A population of 1.68 Million people in Acholi sub region are relying on five old ambulances for referrals to better medical facilities in case of emergency, according to reports.
That puts the ratio of ambulance to the population at 1:33600.
This has complicated referrals especially of expectant mothers and accident victims to better medical facilities where they can receive the much- needed medical care.
Acholi sub region which comprises of eight districts has a total population of 1.68 million people, according to UBOS 2014 census report.

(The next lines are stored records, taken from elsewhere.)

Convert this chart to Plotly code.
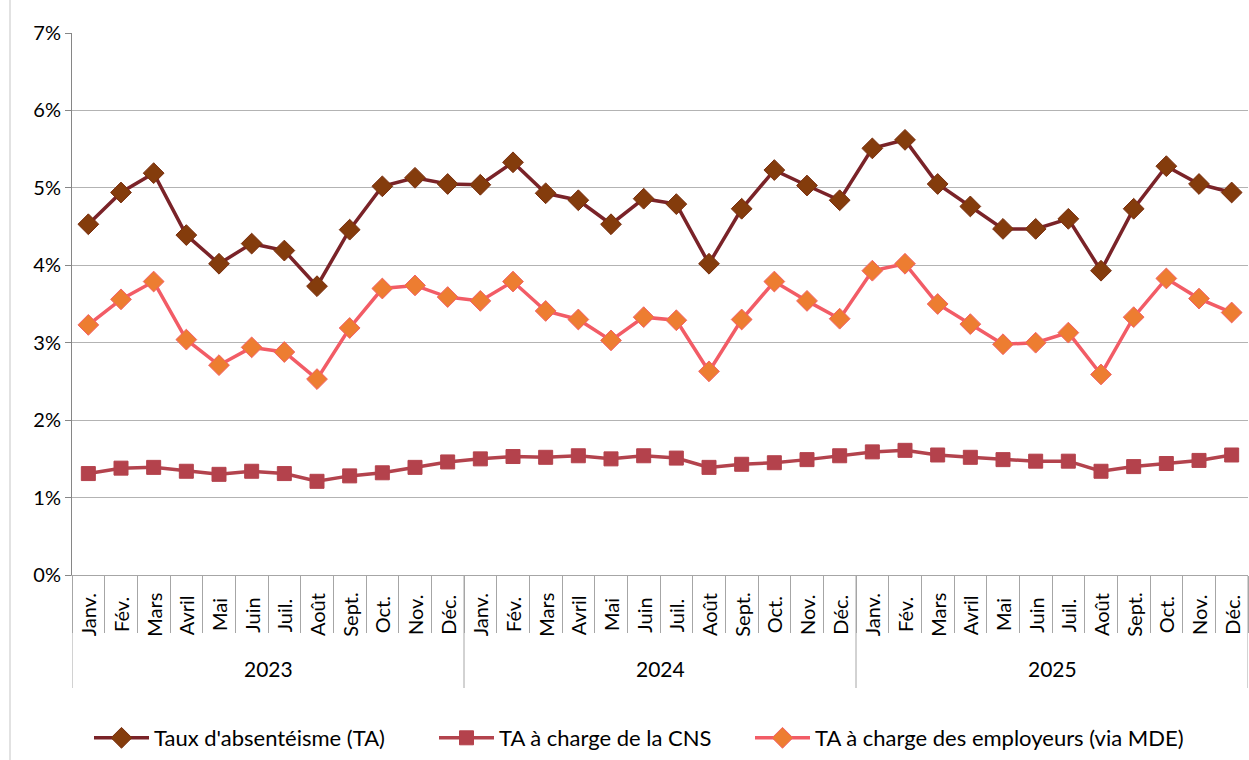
import plotly.graph_objects as go

years = ["2023", "2024", "2025"]
months = ["Janv.", "Fév.", "Mars", "Avril", "Mai", "Juin", "Juil.", "Août", "Sept.", "Oct.", "Nov.", "Déc."]

ta_total = [4.53, 4.94, 5.19, 4.39, 4.02, 4.28, 4.19, 3.73, 4.46, 5.02, 5.13, 5.05,
            5.04, 5.33, 4.93, 4.84, 4.53, 4.86, 4.79, 4.02, 4.73, 5.23, 5.03, 4.84,
            5.51, 5.62, 5.05, 4.76, 4.47, 4.47, 4.60, 3.93, 4.73, 5.28, 5.05, 4.94]
ta_cns = [1.31, 1.38, 1.39, 1.34, 1.30, 1.34, 1.31, 1.21, 1.28, 1.32, 1.39, 1.46,
          1.50, 1.53, 1.52, 1.54, 1.50, 1.54, 1.51, 1.39, 1.43, 1.45, 1.49, 1.54,
          1.59, 1.61, 1.55, 1.52, 1.49, 1.47, 1.47, 1.34, 1.40, 1.44, 1.48, 1.55]
ta_mde = [3.23, 3.56, 3.79, 3.04, 2.71, 2.94, 2.88, 2.53, 3.19, 3.70, 3.74, 3.59,
          3.54, 3.79, 3.41, 3.30, 3.03, 3.33, 3.29, 2.63, 3.30, 3.79, 3.54, 3.31,
          3.93, 4.02, 3.50, 3.24, 2.98, 3.00, 3.13, 2.59, 3.33, 3.83, 3.57, 3.39]
y_ticks = [0, 1, 2, 3, 4, 5, 6, 7]

n = len(years) * len(months)
xs = list(range(n))
labels = [m for _ in years for m in months]

FONT = "Lato"
fig = go.Figure()
fig.add_trace(go.Scatter(
    x=xs, y=ta_total, mode="lines+markers", name="Taux d'absentéisme (TA)",
    line=dict(color="#7A2328", width=3.5),
    marker=dict(symbol="diamond", size=16, color="#843C0C", line=dict(color="#7A2E10", width=1)),
    legend="legend",
))
fig.add_trace(go.Scatter(
    x=xs, y=ta_cns, mode="lines+markers", name="TA à charge de la CNS",
    line=dict(color="#B3434D", width=3.5),
    marker=dict(symbol="square", size=14, color="#B4424C", line=dict(color="#B4424C", width=1)),
    legend="legend2",
))
fig.add_trace(go.Scatter(
    x=xs, y=ta_mde, mode="lines+markers", name="TA à charge des employeurs (via MDE)",
    line=dict(color="#F25C66", width=3.5),
    marker=dict(symbol="diamond", size=16, color="#ED7D31", line=dict(color="#F4606A", width=1)),
    legend="legend3",
))

W, H = 1249, 760
L, R, T, B = 72, 1, 33, 185
plot_w = W - L - R
plot_h = H - T - B

def py(px):
    return -(px - (H - B)) / plot_h

def px_x(px):
    return (px - L) / plot_w

annotations = []
for i, lab in enumerate(labels):
    annotations.append(dict(
        x=i, xref="x", y=py(615), yref="paper", text=lab, showarrow=False,
        textangle=-90, xanchor="center", yanchor="middle",
        font=dict(family=FONT, size=20, color="#000000"),
    ))
for j, yr in enumerate(years):
    annotations.append(dict(
        x=j * 12 + 5.5, xref="x", y=py(668), yref="paper", text=yr, showarrow=False,
        xanchor="center", yanchor="middle",
        font=dict(family=FONT, size=21, color="#000000"),
    ))

shapes = []
for j in range(len(years) + 1):
    shapes.append(dict(
        type="line", xref="x", yref="paper", x0=j * 12 - 0.5, x1=j * 12 - 0.5,
        y0=0, y1=py(688), line=dict(color="#A6A6A6", width=1),
    ))
# chart area border (left)
shapes.append(dict(type="line", xref="paper", yref="paper",
                   x0=px_x(10), x1=px_x(10), y0=py(0), y1=py(760),
                   line=dict(color="#D9D9D9", width=1.5)))

def leg(px_left):
    return dict(orientation="h", x=px_x(px_left), xanchor="left", y=py(738), yanchor="middle",
                font=dict(family=FONT, size=22, color="#000000"),
                itemwidth=55, bgcolor="rgba(0,0,0,0)")

fig.update_layout(
    width=W, height=H,
    margin=dict(l=L, r=R, t=T, b=B),
    paper_bgcolor="white", plot_bgcolor="white",
    font=dict(family=FONT, size=20, color="#000000"),
    showlegend=True,
    legend=leg(89),
    legend2=leg(434),
    legend3=leg(750),
    annotations=annotations,
    shapes=shapes,
)
fig.update_xaxes(
    range=[-0.5, n - 0.5], showgrid=False, zeroline=False,
    showticklabels=False, ticks="",
    showline=True, linecolor="#A6A6A6", linewidth=1,
    minor=dict(tickmode="array", tickvals=[k - 0.5 for k in range(n + 1)],
               ticks="outside", ticklen=57, tickcolor="#A6A6A6", tickwidth=1),
)
fig.update_yaxes(
    range=[0, 7], tickvals=y_ticks, ticktext=[f"{v}%" for v in y_ticks],
    showgrid=True, gridcolor="#B3B3B3", gridwidth=1, zeroline=False,
    showline=True, linecolor="#868686", linewidth=1,
    ticks="outside", ticklen=6, tickcolor="#868686",
    tickfont=dict(family=FONT, size=20, color="#000000"),
)

fig.write_html("out.html", config={"displayModeBar": False},
               post_script="document.body.style.margin='0px';")
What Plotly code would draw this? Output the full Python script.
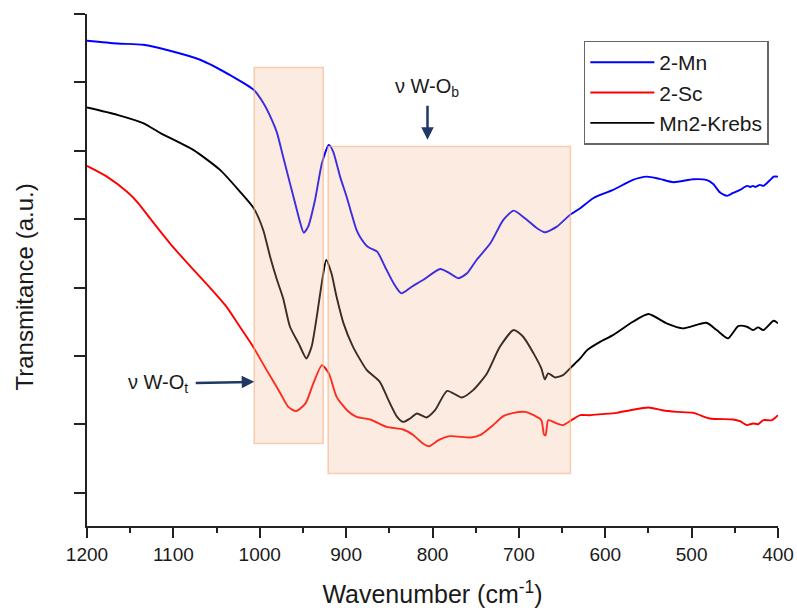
import plotly.graph_objects as go

# ---- data (wavenumber in cm-1, transmittance in arbitrary offset units) ----
mn_x = [1200, 1165, 1135, 1104, 1069, 1031, 1007, 996, 986, 980, 973, 965, 961, 953, 949, 944, 936, 928,
        920, 915, 907, 899, 895, 888, 884, 876, 872, 864, 855, 845, 836, 824, 811, 791, 780, 770, 760,
        749, 733, 718, 706, 693, 679, 670, 656, 641, 629, 614, 591, 568, 552, 537, 521, 498, 483, 475,
        467, 459, 452, 444, 436, 432, 429, 426, 421, 417, 413, 409, 405, 400]
mn_y = [6.609, 6.569, 6.550, 6.463, 6.331, 6.082, 5.892, 5.701, 5.452, 5.262, 4.915, 4.523, 4.329, 3.940,
        3.802, 3.890, 4.281, 4.818, 5.086, 4.988, 4.622, 4.310, 4.135, 3.842, 3.744, 3.608, 3.574, 3.524,
        3.304, 3.061, 2.915, 3.012, 3.110, 3.271, 3.208, 3.135, 3.208, 3.403, 3.647, 3.988, 4.124, 4.013,
        3.867, 3.808, 3.890, 4.061, 4.160, 4.306, 4.427, 4.574, 4.622, 4.588, 4.540, 4.584, 4.574, 4.515,
        4.388, 4.340, 4.383, 4.427, 4.486, 4.471, 4.486, 4.471, 4.501, 4.486, 4.526, 4.574, 4.622, 4.622]

sc_x = [1200, 1177, 1154, 1140, 1127, 1104, 1080, 1057, 1038, 1023, 1007, 992, 976, 967, 958, 947, 938, 928,
        920, 911, 899, 888, 872, 853, 834, 822, 811, 804, 793, 780, 756, 745, 730, 718, 706, 693, 683,
        674, 671, 669, 666, 656, 649, 639, 629, 618, 604, 587, 571, 550, 534, 517, 498, 479, 452, 444,
        436, 432, 429, 423, 417, 407, 400]
sc_y = [4.779, 4.622, 4.403, 4.225, 4.010, 3.647, 3.304, 2.988, 2.710, 2.426, 2.120, 1.792, 1.451, 1.255, 1.192,
        1.305, 1.597, 1.865, 1.744, 1.401, 1.206, 1.108, 1.070, 0.962, 0.924, 0.840, 0.719, 0.679, 0.767,
        0.826, 0.807, 0.840, 0.987, 1.119, 1.167, 1.182, 1.133, 1.060, 0.855, 0.840, 1.060, 1.012, 0.987,
        1.060, 1.133, 1.133, 1.148, 1.167, 1.206, 1.246, 1.206, 1.182, 1.167, 1.085, 1.070, 1.045, 0.987,
        1.001, 1.012, 1.001, 1.060, 1.060, 1.133]

kr_x = [1200, 1165, 1135, 1115, 1077, 1046, 1023, 1007, 996, 988, 980, 973, 965, 955, 946, 940, 934,
        928, 923, 917, 911, 903, 892, 876, 861, 851, 841, 834, 826, 818, 807, 797, 783, 766, 753, 737,
        722, 706, 695, 683, 674, 670, 666, 658, 649, 639, 629, 621, 606, 591, 568, 550, 529, 510, 483,
        471, 458, 446, 436, 429, 423, 417, 405, 400]
kr_y = [5.632, 5.526, 5.404, 5.258, 5.013, 4.720, 4.403, 4.160, 3.842, 3.451, 3.110, 2.846, 2.426, 2.183,
        1.963, 2.133, 2.572, 3.080, 3.403, 3.208, 2.861, 2.476, 2.133, 1.792, 1.621, 1.353, 1.108, 1.035,
        1.085, 1.158, 1.100, 1.206, 1.489, 1.392, 1.499, 1.744, 2.133, 2.378, 2.280, 2.037, 1.817, 1.656,
        1.744, 1.685, 1.719, 1.840, 1.963, 2.085, 2.206, 2.304, 2.499, 2.612, 2.476, 2.403, 2.485, 2.378,
        2.256, 2.436, 2.426, 2.378, 2.417, 2.378, 2.514, 2.476]

series_names = ["2-Mn", "2-Sc", "Mn2-Krebs"]
series_colors = ["#0000ff", "#ff0000", "#000000"]

x_ticks = [1200, 1100, 1000, 900, 800, 700, 600, 500, 400]

# highlighted regions: (x0, x1, y0, y1)
region_t = (1006.4, 926.5, 0.719, 6.218)
region_b = (920.8, 640.3, 0.280, 5.061)

FONT = "Arial, Liberation Sans, sans-serif"

fig = go.Figure()
for name, xs, ys, col in zip(series_names, [mn_x, sc_x, kr_x], [mn_y, sc_y, kr_y], series_colors):
    fig.add_trace(go.Scatter(x=xs, y=ys, mode="lines", name=name,
                             line=dict(color=col, width=1.9, shape="spline", smoothing=0.6)))

for (x0, x1, y0, y1) in [region_t, region_b]:
    fig.add_shape(type="rect", x0=x0, x1=x1, y0=y0, y1=y1, xref="x", yref="y", layer="above",
                  fillcolor="rgba(244,177,131,0.25)", line=dict(color="rgba(244,177,131,0.6)", width=1.5))

arrow_col = "#1f3864"
# nu W-O_b : label with arrow pointing down onto the bridging region
fig.add_annotation(x=805.8, y=5.16, text="ν W-O<sub>b</sub>", showarrow=True, ax=0, ay=-52,
                   arrowhead=2, arrowsize=1, arrowwidth=2.5, arrowcolor=arrow_col, startstandoff=4,
                   font=dict(family=FONT, size=20, color="#1a1a1a"))
# nu W-O_t : label with arrow pointing right onto the terminal region
fig.add_annotation(x=1006.4, y=1.621, text="ν W-O<sub>t</sub>", showarrow=True, ax=-96, ay=2,
                   arrowhead=2, arrowsize=1, arrowwidth=2.5, arrowcolor=arrow_col, startstandoff=6,
                   font=dict(family=FONT, size=20, color="#1a1a1a"))

# y-axis title
fig.add_annotation(xref="paper", yref="paper", x=-0.091, y=0.466, text="Transmitance (a.u.)",
                   textangle=-90, showarrow=False, font=dict(family=FONT, size=24, color="#1a1a1a"),
                   xanchor="center", yanchor="middle")

fig.update_layout(
    width=797, height=610,
    margin=dict(l=87, r=19, t=14, b=84),
    plot_bgcolor="white", paper_bgcolor="white",
    font=dict(family=FONT, color="#1a1a1a", size=19),
    showlegend=True,
    legend=dict(x=0.719, y=0.948, xanchor="left", yanchor="top",
                bordercolor="#666666", borderwidth=1.5, bgcolor="white",
                font=dict(family=FONT, size=21, color="#1a1a1a"), itemwidth=64),
    xaxis=dict(range=[1200, 400], tickvals=x_ticks, ticktext=[str(v) for v in x_ticks], automargin=False,
               showgrid=False, zeroline=False, showline=True, linecolor="#222222", linewidth=2,
               ticks="outside", ticklen=10, tickwidth=2, tickcolor="#222222",
               minor=dict(dtick=50, ticks="outside", ticklen=5, tickwidth=2, tickcolor="#222222", showgrid=False),
               tickfont=dict(family=FONT, size=19, color="#1a1a1a"),
               title=dict(text="Wavenumber (cm<sup>-1</sup>)", font=dict(family=FONT, size=25, color="#1a1a1a"),
                          standoff=22)),
    yaxis=dict(range=[-0.4875, 7.0], tickvals=[0, 1, 2, 3, 4, 5, 6, 7], showticklabels=False, automargin=False,
               showgrid=False, zeroline=False, showline=True, linecolor="#222222", linewidth=2,
               ticks="outside", ticklen=11, tickwidth=2, tickcolor="#222222"),
)

fig.write_html("out.html")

Out of the eight districts in the sub region, only five have working ambulances which were either procured by government or donated by humanitarian organisations which were working in northern Uganda, the epicentre of the LRA rebels led insurgency between 10 t0 12 years ago.
The districts with single functional ambulance are; Gulu, Nwoya, Pader, Lamwo and Kitgum.
Meanwhile districts in Acholi sub region without a single ambulance are; Amuru, Omoro and Agago.
Dr Charles Oyoo Akiya, the Lamwo District Health Officer (DHO), says they district has one functional ambulance which was procured in 2008.
Dr Akiya says the district had two ambulances, but one has broken down and is yet to be repaired.
He adds that although brand new ambulances were procured recently by International Rescue Committee (IRC), a nongovernmental organisation but it is purposely to serve over 32,000 South Sudanese refugees at Palabek Ogili settlement camp.
When contacted, Emmanuel Ainbyoona, the Senior Public Relations Officer at the Ministry of Health said plans are underway to procure brand new ambulances for all the sub regions across the country.
Ainbyoona noted that the delay to procure ambulances is due to the failure to adopt the medical emergency policy.
He revealed that government will establish a central point in each of the region where ambulances will be parked and dispatched to attend to emergencies through notification by a phone call.
He adds that no emergency vehicle will be given to a hospital other than it being parked at emergency ambulance centres.
In 2014, the Ministry of Health established the Uganda National Ambulance Service (UNAS) to address the need for emergency pre-hospital care in Uganda.
Injury and medical emergencies are among the leading causes of morbidity and mortality in Uganda.
The burden has cost the country enormously both in terms of human life and resources.
Currently, pre-hospital care is given on an adhoc basis, by fragmented providers namely the Police and community by standers near crash scenes in case of road traffic crashes.